I agree about a transition period being mandatory. This implies that there is a handshake to discover which mode is being used on a per user basis and that the Idp can simultaneously support connections of both types.

This doesn't mean all existing mechanisms (e.g. 3rd party cookies) have to work, but all user visible functionality has to still work.

Hal

On Thu, Mar 30, 2023 at 3:41âPM Cantor, Scott <cantor.2@osu.edu> wrote:
> My main goal is to understand the basic issues: What is the new architecture?

The long and short of it is that it's geared around the existing consumer model of very few IdPs (think Passport vs. Liberty, right?) so it doesn't scale in that sense, and it's very wallet-centric. It's quite like Infocard was IMHO, and is also designed much more akin to the SAML ECP model than the browser model, where the browser is in the middle of the exchange and each party is really just talking to that browser API and not each other.
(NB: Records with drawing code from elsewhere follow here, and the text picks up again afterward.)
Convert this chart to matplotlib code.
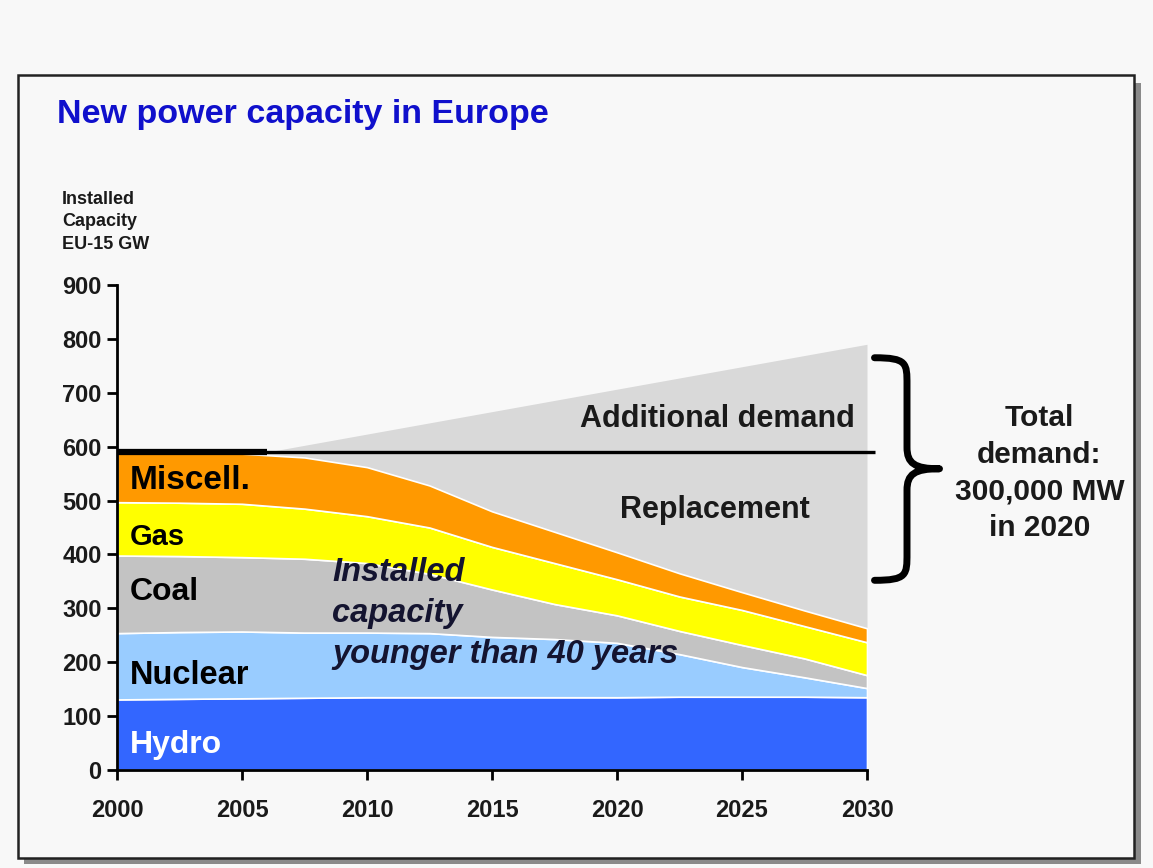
import matplotlib
matplotlib.use("Agg")
import matplotlib.pyplot as plt
from matplotlib.patches import Rectangle, PathPatch
from matplotlib.path import Path

plt.rcParams['font.family'] = ['Liberation Sans', 'DejaVu Sans']
plt.rcParams['font.weight'] = 'bold'

# data (GW, EU-15)
years = [2000, 2002.5, 2005, 2007.5, 2010, 2012.5, 2015, 2017.5, 2020, 2022.5, 2025, 2027.5, 2030]
hydro = [131, 132, 133, 134, 135, 135, 135, 135, 135, 136, 136, 136, 135]
nuclear = [123, 124, 124, 121, 120, 119, 112, 108, 101, 79, 55, 36, 17]
coal = [144, 141, 138, 137, 129, 110, 88, 65, 51, 43, 41, 35, 24]
gas = [99, 99, 99, 93, 87, 86, 79, 76, 67, 64, 65, 60, 61]
miscell = [91, 92, 93, 95, 91, 78, 66, 58, 50, 43, 33, 29, 26]

replacement_level = 590
demand_years = [2006, 2030]
demand = [590, 790]

x_ticks = [2000, 2005, 2010, 2015, 2020, 2025, 2030]
y_ticks = list(range(0, 901, 100))

bg = '#f8f8f8'
fig = plt.figure(figsize=(11.53, 8.68), dpi=100)
fig.patch.set_facecolor(bg)

# frame with shadow
W, H = 1153, 868
def fig_box(x0, y0, x1, y1):
    return (x0 / W, 1 - y1 / H), (x1 - x0) / W, (y1 - y0) / H

xy, w, h = fig_box(24, 83, 1141, 864)
fig.patches.append(Rectangle(xy, w, h, transform=fig.transFigure, facecolor='#8a8a8a',
                             edgecolor='none', zorder=-3))
xy, w, h = fig_box(18, 75, 1134, 858)
fig.patches.append(Rectangle(xy, w, h, transform=fig.transFigure, facecolor=bg,
                             edgecolor='#222222', linewidth=1.8, zorder=-2))

ax = fig.add_axes([117 / W, 1 - 770 / H, (867 - 117) / W, (770 - 285) / H])
ax.set_facecolor('none')

# installed capacity younger than 40 years
total = [a + b + c + d + e for a, b, c, d, e in zip(hydro, nuclear, coal, gas, miscell)]
ax.fill_between(years, total, replacement_level, color='#d9d9d9', linewidth=0, zorder=1)
ax.fill_between(demand_years, replacement_level, demand, color='#d9d9d9', linewidth=0, zorder=1)
ax.stackplot(years, hydro, nuclear, coal, gas, miscell,
             colors=['#3366ff', '#99ccff', '#c3c3c3', '#ffff00', '#ff9900'],
             edgecolor='white', linewidth=1.2, zorder=2)

ax.plot([2000, 2030.3], [replacement_level, replacement_level], color='black', lw=2.4,
        zorder=3, clip_on=False, solid_capstyle='butt')
ax.plot([2000, 2006], [replacement_level, replacement_level], color='black', lw=4.5,
        zorder=3, solid_capstyle='butt')

ax.set_xlim(2000, 2030)
ax.set_ylim(0, 900)
ax.set_xticks(x_ticks)
ax.set_yticks(y_ticks)
ax.tick_params(axis='x', labelsize=17, length=7, width=2, direction='out', pad=14)
ax.tick_params(axis='y', labelsize=17, length=7, width=2, direction='out', pad=4)
for lab in ax.get_xticklabels() + ax.get_yticklabels():
    lab.set_fontweight('bold')
    lab.set_color('#1a1a1a')
for s in ['top', 'right']:
    ax.spines[s].set_visible(False)
for s in ['left', 'bottom']:
    ax.spines[s].set_linewidth(2)
    ax.spines[s].set_zorder(5)

# layer labels
ax.text(2000.5, 537, 'Miscell.', fontsize=24, va='center', ha='left', zorder=6)
ax.text(2000.5, 432, 'Gas', fontsize=21, va='center', ha='left', zorder=6)
ax.text(2000.5, 330, 'Coal', fontsize=23, va='center', ha='left', zorder=6)
ax.text(2000.5, 176, 'Nuclear', fontsize=23.5, va='center', ha='left', zorder=6)
ax.text(2000.5, 46, 'Hydro', fontsize=23, va='center', ha='left', color='white', zorder=6)
ax.text(2008.6, 395, 'Installed\ncapacity\nyounger than 40 years', fontsize=23.5,
        style='italic', va='top', ha='left', color='#141430', linespacing=1.42, zorder=6)
ax.text(2029.5, 652, 'Additional demand', fontsize=22, va='center', ha='right',
        color='#1a1a1a', zorder=6)
ax.text(2023.9, 483, 'Replacement', fontsize=22, va='center', ha='center',
        color='#1a1a1a', zorder=6)

# curly brace
x0, x1, x2 = 2030.3, 2031.6, 2032.9
ytop, ymid, ybot = 765, 559, 352
verts = [(x0, ytop), (x1, ytop), (x1, ytop - 10), (x1, ytop - 50),
         (x1, ymid + 40),
         (x1, ymid + 10), (x1 + 0.3, ymid), (x2, ymid),
         (x1 + 0.3, ymid), (x1, ymid - 10), (x1, ymid - 40),
         (x1, ybot + 50),
         (x1, ybot + 10), (x1, ybot), (x0, ybot)]
codes = [Path.MOVETO, Path.CURVE4, Path.CURVE4, Path.CURVE4,
         Path.LINETO,
         Path.CURVE4, Path.CURVE4, Path.CURVE4,
         Path.CURVE4, Path.CURVE4, Path.CURVE4,
         Path.LINETO,
         Path.CURVE4, Path.CURVE4, Path.CURVE4]
ax.add_patch(PathPatch(Path(verts, codes), fill=False, lw=5, edgecolor='black',
                       clip_on=False, zorder=6, capstyle='round', joinstyle='round'))

ax.text(2036.9, 551, 'Total\ndemand:\n300,000 MW\nin 2020', fontsize=21.5, ha='center',
        va='center', color='#1a1a1a', linespacing=1.4, clip_on=False)

# title and axis label
fig.text(57 / W, 1 - 115 / H, 'New power capacity in Europe', fontsize=24.5,
         color='#1010cc', va='center', ha='left')
fig.text(62 / W, 1 - 222 / H, 'Installed\nCapacity\nEU-15 GW', fontsize=13,
         va='center', ha='left', linespacing=1.45, color='#1a1a1a')

fig.savefig('out.png', dpi=100, facecolor=bg)
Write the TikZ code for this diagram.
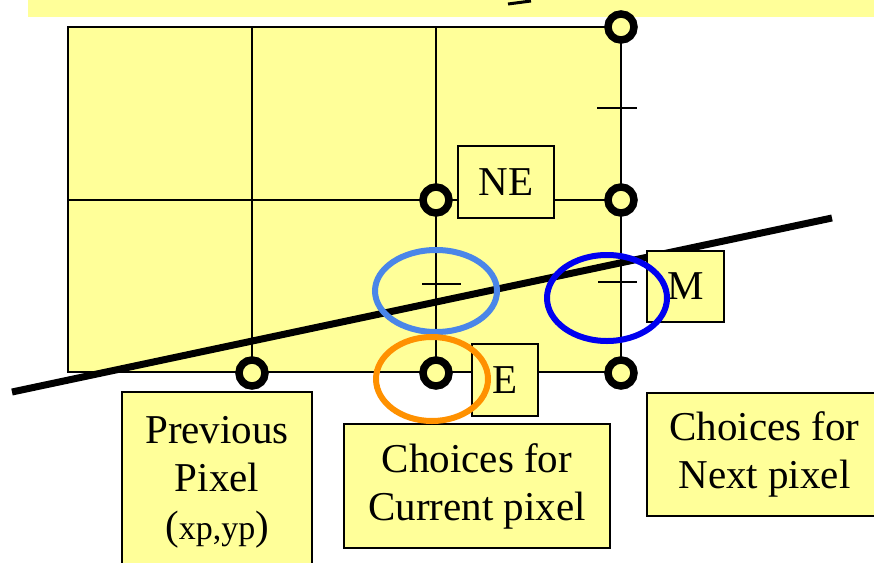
\documentclass[tikz,border=0pt]{standalone}
\usepackage{fontspec}
\setmainfont{Liberation Serif}
\definecolor{yel}{RGB}{255,255,153}
\definecolor{lblue}{RGB}{74,134,232}
\definecolor{dblue}{RGB}{0,0,240}
\definecolor{orng}{RGB}{255,145,0}
\begin{document}
\begin{tikzpicture}[x=1pt,y=-1pt,
  lbl/.style={draw, fill=yel, line width=1.5pt, inner sep=0pt, align=center, font=\fontsize{41}{48}\selectfont},
  dotnode/.style={circle, draw, fill=yel, line width=7.5pt, minimum size=26pt, inner sep=0pt},
  gridline/.style={line width=1.5pt},
  tickmark/.style={line width=1.5pt},
  ring/.style={line width=6pt}]
\useasboundingbox (0,0) rectangle (874,562);
\fill[white] (0,0) rectangle (874,562);
% title banner (cut off)
\fill[yel] (28,0) rectangle (874,17);
\draw[line width=3pt] (508,4) -- (531,1);
% pixel grid
\fill[yel] (68,27) rectangle (621,372);
\draw[gridline] (68,27) rectangle (621,372);
\draw[gridline] (252,27) -- (252,372);
\draw[gridline] (436,27) -- (436,372);
\draw[gridline] (68,200) -- (621,200);
% tick marks (midpoints)
\draw[tickmark] (597,108) -- (637,108);
\draw[tickmark] (422,284) -- (461,284);
\draw[tickmark] (598,282) -- (637,282);
% the line
\coordinate (la) at (12,392);
\coordinate (lb) at (832,218);
\draw[line width=7pt] (la) -- (lb);
% pixel circles
\node[dotnode] (c1) at (621,27) {};
\node[dotnode] (c2) at (436,200) {};
\node[dotnode] (c3) at (621,200) {};
\node[dotnode] (c4) at (252,373) {};
\node[dotnode] (c5) at (436,373) {};
\node[dotnode] (c6) at (621,373) {};
% labels
\node[lbl, minimum width=96pt, minimum height=72pt] (ne) at (506,182) {NE};
\node[lbl, minimum width=77pt, minimum height=71pt] (m) at (685.5,286.5) {M};
\node[lbl, minimum width=66pt, minimum height=72pt] (e) at (505,380) {E};
\node[lbl, minimum width=190pt, minimum height=180pt] (prev) at (217,482) {Previous\\Pixel\\({\fontsize{34}{40}\selectfont xp,yp})};
\node[lbl, minimum width=266pt, minimum height=124pt] (cur) at (477,486) {Choices for\\Current pixel};
\node[lbl, minimum width=235pt, minimum height=123pt] (next) at (764.5,454.5) {Choices for\\Next pixel};
% highlight ellipses
\draw[lblue, ring] (436,291) ellipse [x radius=61pt, y radius=41pt];
\draw[dblue, ring] (607,298) ellipse [x radius=60pt, y radius=43pt];
\draw[orng, ring] (432,379) ellipse [x radius=56pt, y radius=42pt];
\end{tikzpicture}
\end{document}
> Can an IDP run in mixed mode with some
> users running SAML 2.0 and others running FedCM?

Yes, but that presumes the IdP is updated, it assumes RPs are updated, and it assume that the browser doesn't break the current model outright, which is what they are threatening to do. Since they won't actually confirm plans for what to break and when, that last one is impossible to answer, but *if* they started mucking with Redirect and POST data to address bounce tracking, it is a distinct possibility that current models break.

> Perhaps a useful step would be to create a list of principles which should be
> followed to phase in the new architecture.

"Promise to allow X number of years for transition" would be one of mine.

The meat of the higher ed proposal was basically to effect at least a short term model that wouldn't be as breaking a change while still allowing the fundamental goal of the user having to consent to the interaction.

It may be that that's a longer term solution or it could be the interim stage to allow X number of years to phase in FedCM as a replacement for existing protocols.

But when FedCM simply doesn't work because it's breaking things by design, and the response is "just tell us how to fix FedCM", it gets worrying.